(begin)

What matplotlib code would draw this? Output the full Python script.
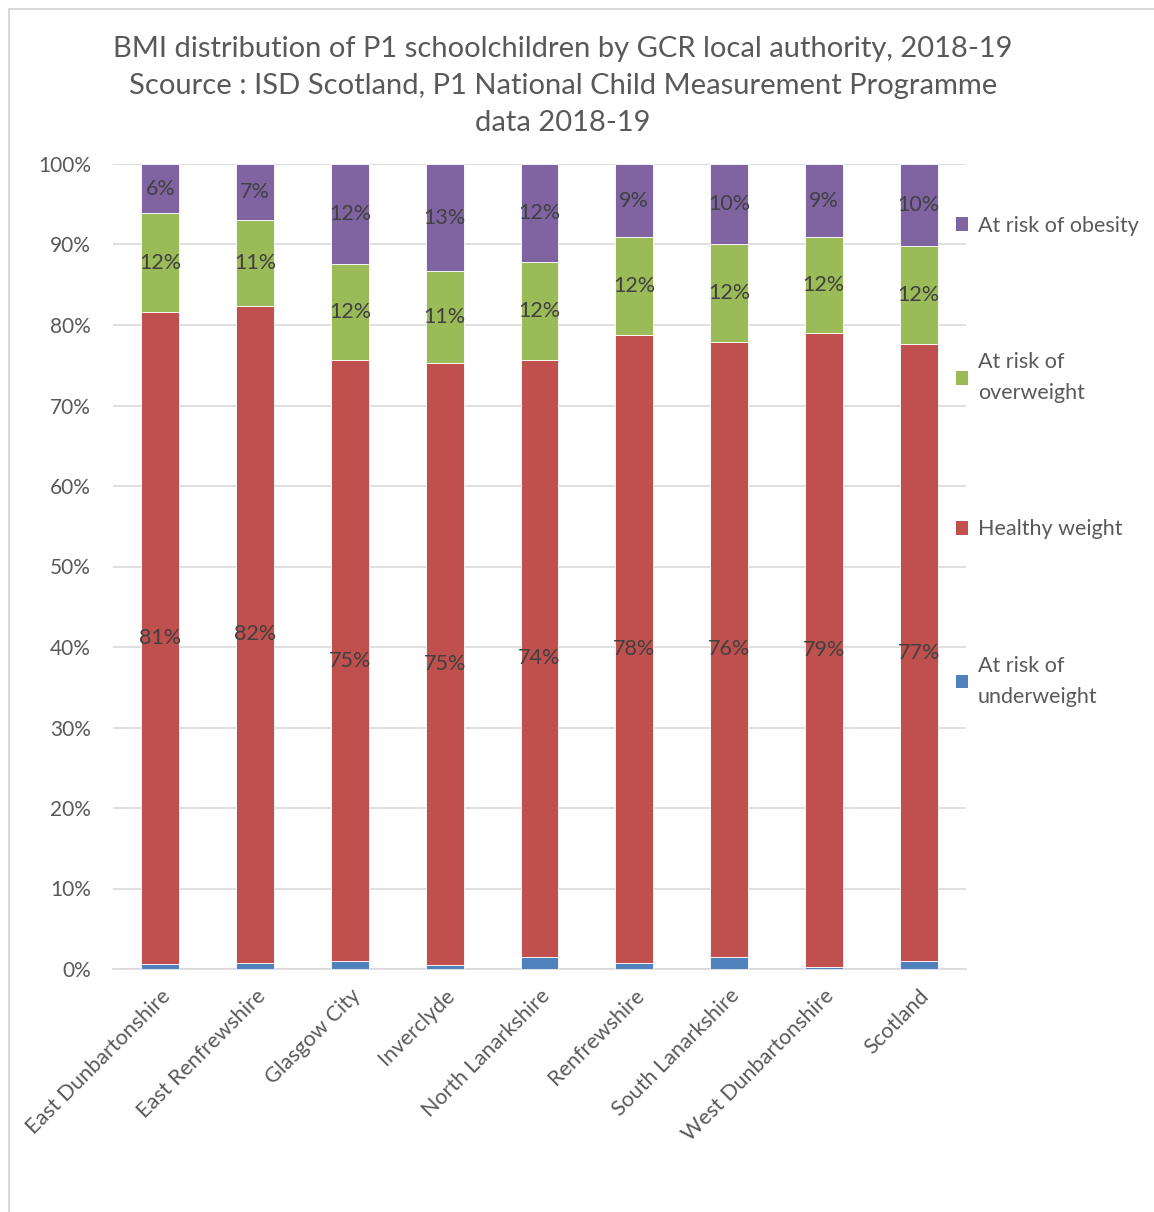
import numpy as np
import matplotlib
matplotlib.use('Agg')
from matplotlib import pyplot as plt
from matplotlib.patches import Patch
from matplotlib.lines import Line2D

areas = ['East Dunbartonshire', 'East Renfrewshire', 'Glasgow City', 'Inverclyde',
         'North Lanarkshire', 'Renfrewshire', 'South Lanarkshire',
         'West Dunbartonshire', 'Scotland']

underweight = [0.6, 0.8, 1.0, 0.5, 1.5, 0.8, 1.5, 0.3, 1.0]
healthy = [81.0, 81.6, 74.6, 74.8, 74.2, 78.0, 76.4, 78.7, 76.6]
overweight = [12.3, 10.6, 12.0, 11.4, 12.1, 12.1, 12.2, 11.9, 12.2]
obesity = [6.1, 7.0, 12.4, 13.3, 12.2, 9.1, 9.9, 9.1, 10.2]

series = [
    ('At risk of\nunderweight', underweight, '#4f81bd', False),
    ('Healthy weight', healthy, '#c0504d', True),
    ('At risk of\noverweight', overweight, '#9bbb59', True),
    ('At risk of obesity', obesity, '#8064a2', True),
]

plt.rcParams['font.family'] = ['Lato', 'DejaVu Sans']
text_col = '#595959'

fig = plt.figure(figsize=(11.54, 12.12), dpi=100)
ax = fig.add_axes([113 / 1154, 1 - 969 / 1212, 853 / 1154, 805 / 1212])

x = np.arange(len(areas))
bottom = np.zeros(len(areas))
handles = []
for name, vals, col, show in series:
    vals = np.array(vals)
    ax.bar(x, vals, 0.4, bottom=bottom, color=col, edgecolor='white',
           linewidth=0.6, zorder=3)
    if show:
        for xi, b, v in zip(x, bottom, vals):
            ax.text(xi, b + v / 2, f'{int(round(v))}%', ha='center', va='center',
                    fontsize=15.5, color='#404040', zorder=4)
    bottom += vals
    handles.append(Patch(facecolor=col, label=name))

ax.set_xlim(-0.5, len(areas) - 0.5)
ax.set_ylim(0, 100)
ax.set_yticks(np.arange(0, 101, 10))
ax.set_yticklabels([f'{v}%' for v in range(0, 101, 10)])
ax.yaxis.grid(True, color='#d9d9d9', linewidth=1.2, zorder=0)
ax.set_axisbelow(True)
for s in ['top', 'right', 'left']:
    ax.spines[s].set_visible(False)
ax.spines['bottom'].set_color('#d9d9d9')
ax.spines['bottom'].set_linewidth(1.2)
ax.tick_params(length=0, labelsize=15, colors=text_col)
ax.tick_params(axis='y', pad=16)
ax.set_xticks(x)
ax.set_xticklabels(areas, rotation=45, ha='right', rotation_mode='anchor',
                   fontsize=15.5)
ax.tick_params(axis='x', pad=12)

leg = ax.legend(handles=handles[::-1], loc='upper left', bbox_to_anchor=(0.965, 0.96),
                frameon=False, fontsize=15.5, labelspacing=5.4, handlelength=0.6,
                handleheight=0.6, handletextpad=0.45, labelcolor=text_col)
for t in leg.get_texts():
    t.set_linespacing(1.7)

fig.text(0.488, 1 - 86 / 1212,
         'BMI distribution of P1 schoolchildren by GCR local authority, 2018-19\n'
         'Scource : ISD Scotland, P1 National Child Measurement Programme\n'
         'data 2018-19',
         ha='center', va='center', fontsize=21, color=text_col, linespacing=1.52)

# chart border
fig.add_artist(Line2D([9 / 1154, 9 / 1154], [0, 1 - 9 / 1212], color='#d9d9d9',
                      linewidth=1.5, transform=fig.transFigure))
fig.add_artist(Line2D([9 / 1154, 1], [1 - 9 / 1212, 1 - 9 / 1212], color='#d9d9d9',
                      linewidth=1.5, transform=fig.transFigure))

fig.savefig('out.png', dpi=100)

(end)

--- Task objective ---
Show all lines from the listing above in which "matplotlib" appears.

--- Solution to this problem ---
What matplotlib code would draw this? Output the full Python script.
import matplotlib
matplotlib.use('Agg')
from matplotlib import pyplot as plt
from matplotlib.patches import Patch
from matplotlib.lines import Line2D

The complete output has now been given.